C
orse, début du XXIe siècle. Croyances, superstitions, crime organisé et histoires de famille, c’est le coquetel potentiellement explosif avec lequel les forces de l’ordre doivent s’accommoder au quotidien. Sans compter que, comme les insulaires sont tous parents à un niveau ou un autre et que les nouvelles traversent le maquis plus rapidement qu’avec la fibre optique, la tâche des valeureux pandores n’est pas toujours une partie de plaisir. C’est dans ce décor qu’opère la lieutenant Louise Beauvoir : faire régner l’ordre, débusquer les coupables, tout en s’occupant d’une fille adolescente. Bah, c’est bientôt les vacances, elle pourra un peu décompresser.
Polar contemporain façon série télévisuelle du service public (pensez à Meurtres à …), Disparition en Corse met en scène une héroïne d’aujourd’hui. Une fine limière, digne des meilleurs détectives du répertoire, qui se mesure tant aux truands qu’aux remarques fielleuses de ses collègues masculins. Elle ne lâche jamais l’affaire et tient ses promesses (un conseil, ne rien promettre aux proches des victimes, ça pourrait venir vous hanter). Évidemment, sa vie privée paye le prix de sa pugnacité professionnelle et les relations avec sa fille en souffrent. Ajoutez une intrigue policière assaisonnée à la corse et vous obtenez un ouvrage des plus classiques, voire convenu, malheureusement. Non pas que le scénario soit faible ou mal goupillé : il y a crime, suspens, foule de suspects et résolution. Simplement, Jacques Bastier et Bruno Lecigne se sont contentés d’appliquer à la lettre la recette d’un genre tellement balisé que la lecture ne provoque que bien peu de surprise ou d’étonnement.
Toni Cittadini illustre cette enquête avec autorité (superbe mise en scène très tonique) et professionnalisme. Son trait, visiblement influencé par Milo Manara, se montre efficace et ses personnages, les regards tout particulièrement, imposent leur présence. Le seul regret est à voir du côté du cadre géographique. En effet, l’Île de Beauté est à peu près méconnaissable. Découpage serré, uniquement centré sur l’action et la mise en couleurs générique, presque fade, ne rendent absolument pas honneur aux paysages corses. Il en ressort une ambiance assez générique qui vient s’ajouter à une histoire qui ne l’est pas moins.

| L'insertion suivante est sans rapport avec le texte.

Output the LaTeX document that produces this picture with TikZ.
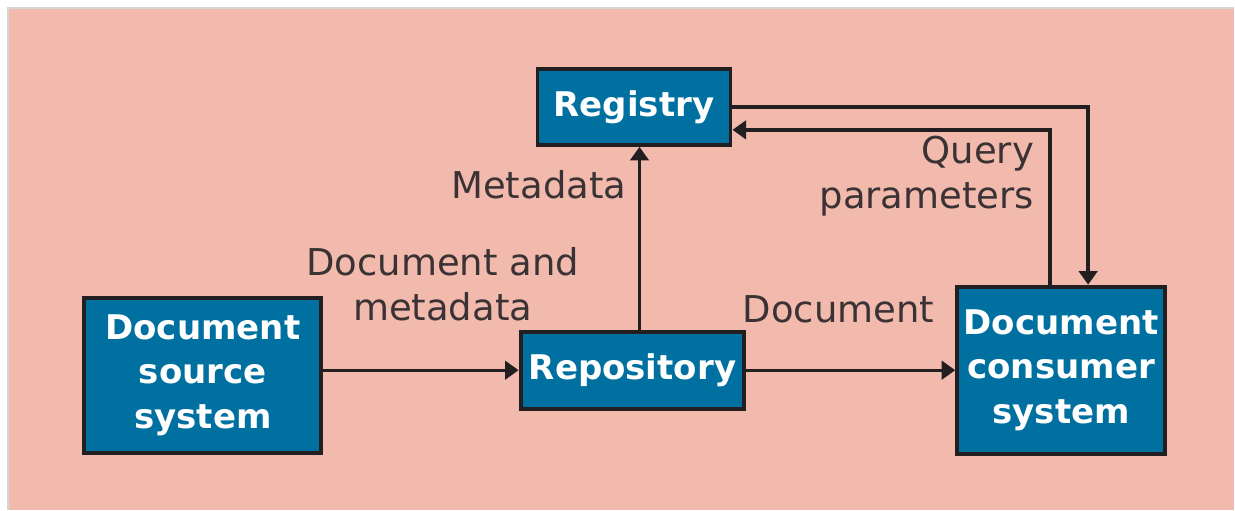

Énième tome d’une collection à succès d’un enquêteur star, téléfilm régional ? Non, ça sera un album de BD. Sans démériter sur le fond ou la forme, Disparition en Corse est un récit lambda, ni désagréable, ni réellement prenant. En résumé, un tout petit polar bien jalonné et (trop) respectueux des codes, rien de plus, rien de moins.